Under the gold standard, a free banking system stands as the protector of an economy’s stability and balanced growth.
In the absence of the gold standard, there is no way to protect savings from confiscation through inflation. There is no safe store of value. If there were, the government would have to make its holding illegal, as was done in the case of gold . . . .
The financial policy of the welfare state requires that there be no way for the owners of wealth to protect themselves.
This is the shabby secret of the welfare statists’ tirades against gold. Deficit spending is simply a scheme for the “hidden” confiscation of wealth. Gold stands in the way of this insidious process. It stands as a protector of property rights. If one grasps this, one has no difficulty in understanding the statists’ antagonism toward the gold standard." - Ayn Rand
When Nixon took the U.S. Off of the gold standard and inflated the dollar, he was stealing from every country in the world. After World War II, the world's countries agreed to make the U.S. Dollar the international standard currency because it was backed by gold. We should abolish the federal reserve and go back to the gold standard to make our currency secure, honest, and out of the manipulating power of federal banks.
With the gold standard, I believe we would be able to reign in spending and inflation. This way, the dollar is not manipulated by the banks to their liking. The Federal Reserve is just as much "Federal" as the Federal Express. Instead of being a fiat currency not backed by anything, our currency would be fixed to the price of gold, which would make it more valuable.
Turning to gold standard would make it so that the currency cannot be controlled by the Central Bank. Under the current system, the only way to increase economic output and shift us out of a recessionary gap is through expansionary monetary policy. Pursuing the gold standard is dangerous because then we would need to rely on fiscal policy if we every want to get out of a recessionary gap. The government is prone to excess spending during recessions and reluctant to rein in spending during expansions. Any fiscal policy has harsh political opposition whereas monetary policy does not have to deal with the same resistance. It is quicker to implement, and also easier to rein in and control. Gold standard deprives us of all these advantages and brings us back to the Bretton Woods era.
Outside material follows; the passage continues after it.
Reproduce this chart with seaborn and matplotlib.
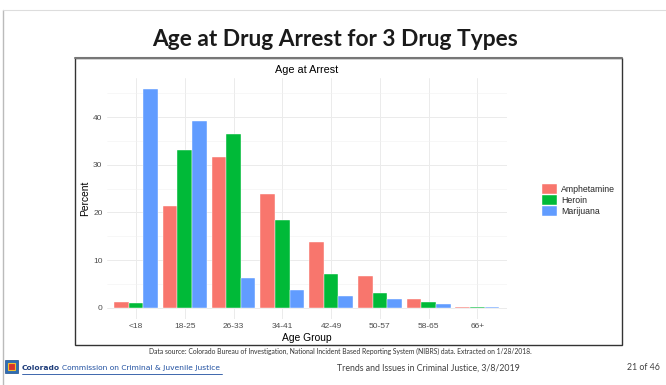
import matplotlib
matplotlib.use("Agg")
import matplotlib.pyplot as plt
from matplotlib.patches import Rectangle
from matplotlib.lines import Line2D
import seaborn as sns
import pandas as pd

# values (percent of arrests per drug type)
age_groups = ["<18", "18-25", "26-33", "34-41", "42-49", "50-57", "58-65", "66+"]
drugs = ["Amphetamine", "Heroin", "Marijuana"]
amphetamine = [1.3, 21.3, 31.7, 23.8, 13.8, 6.8, 1.9, 0.2]
heroin = [1.0, 33.0, 36.4, 18.5, 7.2, 3.1, 1.25, 0.2]
marijuana = [45.8, 39.1, 6.3, 3.8, 2.5, 1.95, 0.9, 0.3]
palette = ["#F8766D", "#00BA38", "#619CFF"]

rows = []
for drug, vals in zip(drugs, [amphetamine, heroin, marijuana]):
    for grp, v in zip(age_groups, vals):
        rows.append({"Age Group": grp, "Drug": drug, "Percent": v})
df = pd.DataFrame(rows)

sns.set_style("white")
plt.rcParams["font.family"] = ["Liberation Sans", "DejaVu Sans"]

W, H = 666, 385
fig = plt.figure(figsize=(W / 100, H / 100), dpi=100)


def fx(px):
    return px / W


def fy(py):
    return (H - py) / H


# chart area (ggplot-like panel)
ax = fig.add_axes([fx(106.7), fy(318.9), fx(400), (318.9 - 78.4) / H])
sns.barplot(data=df, x="Age Group", y="Percent", hue="Drug", order=age_groups,
            hue_order=drugs, palette=palette, width=0.9, saturation=1,
            edgecolor="white", linewidth=0.3, ax=ax)

ax.set_xlim(-0.6, 7.6)
ax.set_ylim(-2.29, 48.09)
ax.set_yticks([0, 10, 20, 30, 40])
ax.set_yticks([5, 15, 25, 35, 45], minor=True)
ax.grid(which="major", color="#EBEBEB", linewidth=0.7)
ax.grid(which="minor", axis="y", color="#F2F2F2", linewidth=0.4)
ax.set_axisbelow(True)
for s in ax.spines.values():
    s.set_visible(False)
ax.tick_params(which="both", length=0, labelsize=6, labelcolor="#4D4D4D", pad=3)
ax.set_xlabel("Age Group", fontsize=7.4, color="black", labelpad=2)
ax.set_ylabel("Percent", fontsize=7.4, color="black", labelpad=2)
ax.set_title("Age at Arrest", fontsize=7.8, color="black", pad=4)

sns.move_legend(ax, "center left", bbox_to_anchor=(fx(538), fy(200)),
                bbox_transform=fig.transFigure, frameon=False, title=None,
                fontsize=6.3, handlelength=1.65, handleheight=1.4,
                labelspacing=0.1, handletextpad=0.45, borderpad=0)

# frame around the chart image
fig.add_artist(Rectangle((fx(75), fy(345)), fx(547), (345 - 58) / H,
                         transform=fig.transFigure, fill=False,
                         edgecolor="#333333", linewidth=1))
fig.add_artist(Line2D([fx(75), fx(622)], [fy(58), fy(58)], transform=fig.transFigure,
                      color="#777777", linewidth=1.5))

# slide border
fig.add_artist(Line2D([fx(3), fx(3)], [fy(10), 0], transform=fig.transFigure,
                      color="#BBBBBB", linewidth=1))
fig.add_artist(Line2D([fx(3), 1], [fy(10), fy(10)], transform=fig.transFigure,
                      color="#DDDDDD", linewidth=0.8))

# slide title
fig.text(fx(335), fy(40), "Age at Drug Arrest for 3 Drug Types", ha="center",
         va="center", fontsize=16.4, fontweight="bold", family="Lato",
         color="#1A1A1A")

# footer
fig.text(fx(340), fy(351.5), "Data source: Colorado Bureau of Investigation, National "
         "Incident Based Reporting System (NIBRS) data. Extracted on 1/28/2018.",
         ha="center", va="center", fontsize=4.85, family="Lato", color="#333333")
fig.add_artist(Rectangle((fx(5), fy(373)), fx(13), 13 / H, transform=fig.transFigure,
                         facecolor="#2E6DB4", edgecolor="#1F4F8A", linewidth=0.5))
fig.add_artist(Rectangle((fx(8), fy(370)), fx(7), 7 / H, transform=fig.transFigure,
                         facecolor="#D9342B", edgecolor="#F2C230", linewidth=0.8))
t1 = fig.text(fx(22), fy(368), "Colorado", ha="left", va="center", fontsize=5.4,
              family="DejaVu Sans", fontweight="bold", color="#1F3D7A")
fig.canvas.draw()
bb = t1.get_window_extent()
fig.text(bb.x1 / W + fx(1.5), fy(368), "Commission on Criminal & Juvenile Justice",
         ha="left", va="center", fontsize=5.4, family="DejaVu Sans", color="#1F4FA0")
fig.add_artist(Line2D([fx(22), fx(222)], [fy(373.5), fy(373.5)],
                      transform=fig.transFigure, color="#1F4FA0", linewidth=0.6))
fig.text(fx(428), fy(368), "Trends and Issues in Criminal Justice, 3/8/2019",
         ha="center", va="center", fontsize=6.3, family="Lato", color="#404040")
fig.text(fx(660), fy(368), "21 of 46", ha="right", va="center", fontsize=6.3,
         family="Lato", color="#404040")

fig.savefig("out.png", dpi=100)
There was a reason we moved out of the Bretton Woods system of having gold standard.
A small amount of inflation is necessary to ensure that the economy doesn't enter the disastrous possibility of deflation which, ironically, was the initial cause of the great depression since deflation leads to the hoarding of money which leads to the breakdown in the economy which leads to a smaller demand for goods and services until no-one can afford anything and everyone is hungry.
It's a myth that our ancestors used a gold standard for centuries. Until the 19th century, most Europeans carried silver coins in their pockets, and the British currency is still known as "sterling" after the 92.5% silver standard introduced in the 12 century.
It's also a myth that either gold or silver protected against inflation, instability, tyranny or war. Take a look at the history books. There's plenty of all those things. Indeed, there's lots of evidence that using a commodity as money encourages violence in the form of wars of conquest. Millions of people have died for gold and silver, and millions more have been enslaved.
And currencies were still debased. Constantly. Henry IV managed two devaluations during his short 35-year life. This is a key point that so-called libertarians always lie about: a gold standard doesn't provide independence from government; it grants a monopoly to it. Politicians have complete control of the standard, which means that bankers and big corporations will control it, as they always have in the past.
Lastly, as Milton Friedman observed, gold is a primitive totem, like seashells or feathers or stones. It makes no sense in the modern age to tie the growth of our money supply to the rate at which miners can find a shiny metal ore buried in the earth (that we then store back underground in purpose-built bunkers). This would be madness, which is why no country on the planet has a gold standard today -- they all failed within about a century, during which time there was considerable financial instability (which is what led to the creation of the Fed in the first place).